Broward County School Board Member Lori Alhadeff added nearly $67,000 in her first month since filing for reelection in the Broward County School Board District 4 race.
Alhadeff boosted that number with a $50,000 self-loan and adding close to $17,000 in outside donations. According to her team, she has nearly all of that $67,000 haul on hand as of June 30.
Alhadeff lost her daughter, Alyssa, in the 2018 shooting at Stoneman Douglas High School. Alhadeff ran for and won the District 4 seat just months later, pushing the county to institute reform after the attack in Parkland, which killed 17 and injured 17 others.
The district spans the northwestern part of the county, including Coral Springs, Margate, North Lauderdale, Parkland and Tamarac.
“Over the course of the past three years, we have come a long way toward making schools safer and improving the overall quality of our public education system,” Alhadeff said in a June statement announcing her intention to seek a second term.
“I intend to keep us moving in the right direction by always putting the needs of students first and ensuring that teachers have the resources they require to succeed.”

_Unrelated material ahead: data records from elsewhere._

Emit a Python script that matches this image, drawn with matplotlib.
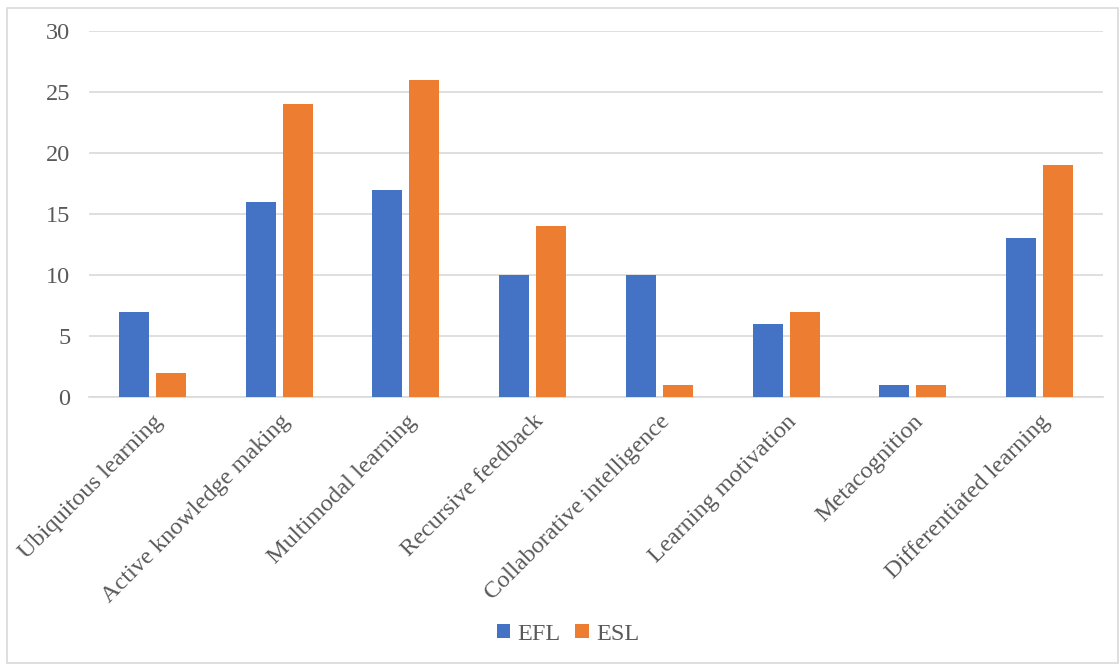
import matplotlib
matplotlib.use("Agg")
import matplotlib.pyplot as plt
import numpy as np
from matplotlib.patches import Rectangle

categories = ["Ubiquitous learning", "Active knowledge making", "Multimodal learning",
              "Recursive feedback", "Collaborative intelligence", "Learning motivation",
              "Metacognition", "Differentiated learning"]
efl = [7, 16, 17, 10, 10, 6, 1, 13]
esl = [2, 24, 26, 14, 1, 7, 1, 19]
yticks = [0, 5, 10, 15, 20, 25, 30]

plt.rcParams['font.family'] = ['Liberation Serif', 'DejaVu Serif']
W, H = 1119, 664
fig = plt.figure(figsize=(W/100, H/100), dpi=100)
ax = fig.add_axes([89/W, 1-397/H, (1103-89)/W, (397-31)/H])

x = np.arange(len(categories))
bw = 0.237
off = 0.146
blue = "#4472C4"
orange = "#ED7D31"
ax.bar(x - off, efl, bw, color=blue, label="EFL", zorder=3)
ax.bar(x + off, esl, bw, color=orange, label="ESL", zorder=3)

ax.set_xlim(-0.5, len(categories) - 0.5)
ax.set_ylim(0, 30)
ax.set_yticks(yticks)
ax.yaxis.grid(True, color="#D9D9D9", linewidth=1.2, zorder=0)
for s in ["top", "right", "left"]:
    ax.spines[s].set_visible(False)
ax.spines["bottom"].set_color("#D9D9D9")
ax.spines["bottom"].set_linewidth(1.2)
ax.tick_params(axis="both", length=0, labelcolor="#595959", labelsize=17.5)
ax.tick_params(axis="y", pad=13.5)
ax.set_xticks(x)
ax.set_xticklabels(categories, rotation=45, ha="right", va="top",
                   rotation_mode="anchor")
ax.tick_params(axis="x", pad=10)

leg = ax.legend(loc="center", bbox_to_anchor=(568/W, 1-634/H), bbox_transform=fig.transFigure,
                ncol=2, frameon=False, fontsize=17.5, labelcolor="#595959",
                handlelength=0.55, handleheight=0.55, handletextpad=0.3, columnspacing=0.6)

fig.patches.append(Rectangle((7/W, 1-663/H), (1118-7)/W, (663-8)/H, transform=fig.transFigure,
                             fill=False, edgecolor="#D9D9D9", linewidth=1.2))

fig.savefig("out.png", dpi=100)
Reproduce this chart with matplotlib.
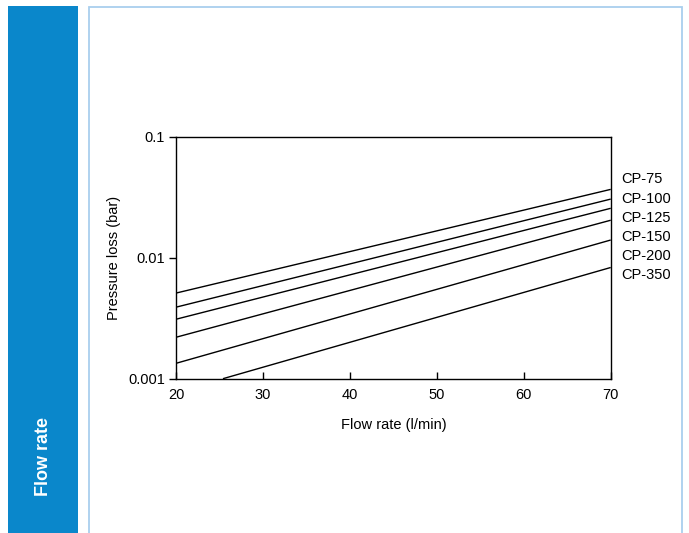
import numpy as np
import matplotlib
matplotlib.use("Agg")
from matplotlib import pyplot as plt
from matplotlib.patches import Rectangle

# data (straight lines on log-y)
models = ['CP-75', 'CP-100', 'CP-125', 'CP-150', 'CP-200', 'CP-350']
x_start = [20, 20, 20, 20, 20, 25.4]
x_end = [70, 70, 70, 70, 70, 70]
p_start = [0.0051, 0.0039, 0.0031, 0.0022, 0.00134, 0.001]
p_end = [0.0367, 0.0305, 0.0256, 0.0204, 0.0140, 0.0083]

x_ticks = [20, 30, 40, 50, 60, 70]
y_ticks = [0.001, 0.01, 0.1]
y_ticklabels = ['0.001', '0.01', '0.1']

plt.rcParams['font.family'] = ['Liberation Sans', 'DejaVu Sans']

fig = plt.figure(figsize=(6.89, 5.33), dpi=100)

# blue side tab + light blue panel frame
fig.add_artist(Rectangle((8/689, 0), 70/689, 1 - 6/533, transform=fig.transFigure,
                         facecolor='#0a87cb', edgecolor='none'))
fig.add_artist(Rectangle((89/689, -0.05), (682-89)/689, 1.05 - 6.5/533,
                         transform=fig.transFigure, facecolor='none',
                         edgecolor='#a9cfee', linewidth=1.3))
fig.text(43/689, 1 - 456/533, 'Flow rate', rotation=90, color='white',
         fontsize=13, fontweight='bold', ha='center', va='center')

ax = fig.add_axes([176/689, 1 - 378.7/533, (610.7-176)/689, (378.7-136.7)/533])
for xs, xe, ps, pe in zip(x_start, x_end, p_start, p_end):
    ax.plot([xs, xe], [ps, pe], color='black', linewidth=1.0, solid_capstyle='butt')

ax.set_yscale('log')
ax.set_xlim(20, 70)
ax.set_ylim(0.001, 0.1)
ax.set_xticks(x_ticks)
ax.set_yticks(y_ticks)
ax.set_yticklabels(y_ticklabels)
ax.minorticks_off()
ax.tick_params(axis='x', direction='in', length=5, width=1, labelsize=10.5, pad=7)
ax.tick_params(axis='y', direction='out', length=5, width=1, labelsize=10.5, pad=3)
for s in ax.spines.values():
    s.set_linewidth(1.0)

ax.set_xlabel('Flow rate (l/min)', fontsize=10.5, labelpad=11)
ax.set_ylabel('Pressure loss (bar)', fontsize=10.5, labelpad=5)

for i, name in enumerate(models):
    ax.text(1.025, 0.824 - i*0.0795, name, transform=ax.transAxes,
            fontsize=10.5, ha='left', va='center')

fig.savefig('out.png', dpi=100)
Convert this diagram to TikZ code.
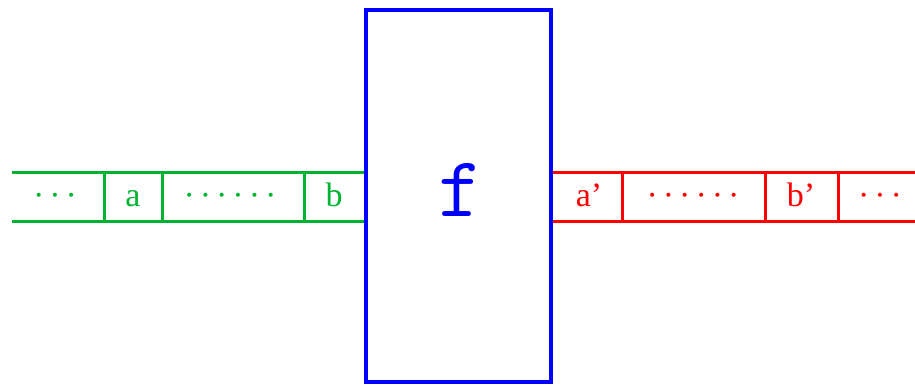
\documentclass[tikz,border=0pt]{standalone}
\usepackage{fontspec}
\setmainfont{Liberation Serif}
\definecolor{tapegreen}{RGB}{0,180,50}
\newcommand{\dsep}{\kern5pt}
\begin{document}
\begin{tikzpicture}[x=1pt,y=-1pt,
  tapeline/.style={line width=3pt},
  celltext/.style={font=\fontsize{34}{40}\selectfont, inner sep=0pt, anchor=base}]
\useasboundingbox (0,0) rectangle (915,385);
% blue box
\node[draw=blue, line width=3.5pt, minimum width=185pt, minimum height=372pt, inner sep=0pt] (fbox) at (458.5,196) {};
\node[text=blue, font=\ttfamily\fontsize{86}{92}\selectfont, inner sep=0pt] (flabel) at (461,190) {f};
% green tape
\coordinate (gL1) at (12,172);
\coordinate (gL2) at (12,221);
\draw[tapegreen, tapeline] (gL1) -- (fbox.west |- gL1);
\draw[tapegreen, tapeline] (gL2) -- (fbox.west |- gL2);
\foreach \x in {104,162,304} \draw[tapegreen, tapeline] (\x,172) -- (\x,221);
\node[celltext, text=tapegreen] (g1) at (55,206) {·\dsep·\dsep·};
\node[celltext, text=tapegreen] (g2) at (133,206) {a};
\node[celltext, text=tapegreen] (g3) at (230,206) {·\dsep·\dsep·\dsep·\dsep·\dsep·};
\node[celltext, text=tapegreen] (g4) at (334,206) {b};
% red tape
\coordinate (rR1) at (915,172);
\coordinate (rR2) at (915,221);
\draw[red, tapeline] (fbox.east |- rR1) -- (rR1);
\draw[red, tapeline] (fbox.east |- rR2) -- (rR2);
\foreach \x in {622,765,838} \draw[red, tapeline] (\x,172) -- (\x,221);
\node[celltext, text=red] (r1) at (589,206) {a’};
\node[celltext, text=red] (r2) at (693,206) {·\dsep·\dsep·\dsep·\dsep·\dsep·};
\node[celltext, text=red] (r3) at (801,206) {b’};
\node[celltext, text=red] (r4) at (880,206) {·\dsep·\dsep·};
\end{tikzpicture}
\end{document}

After winning the District 4 seat, Alhadeff worked to oust Superintendent Robert Runcie, arguing the district did not do enough to keep students safe ahead of and during the 2018 attack.
A 2019 vote to remove Runcie, backed in part by Alhadeff, failed. But earlier this year, Runcie announced his decision to step aside as Superintendent after facing charges of lying to a grand jury investigating school safety issues throughout the state. Runcie said his decision was in part influenced by families who lost loved ones in the Stoneman Douglas shooting.
“I will step aside so you can have the peace that you are looking for,” Runcie said.
Alhadeff has lobbied for legislation to reduce the threat of violence in schools. The Legislature approved a 2020 bill creating Alyssa’s Alert system, named after Alhadeff’s daughter. The state approved $8 million in funding to help schools set up mobile panic alert systems, which can be used during a crisis event.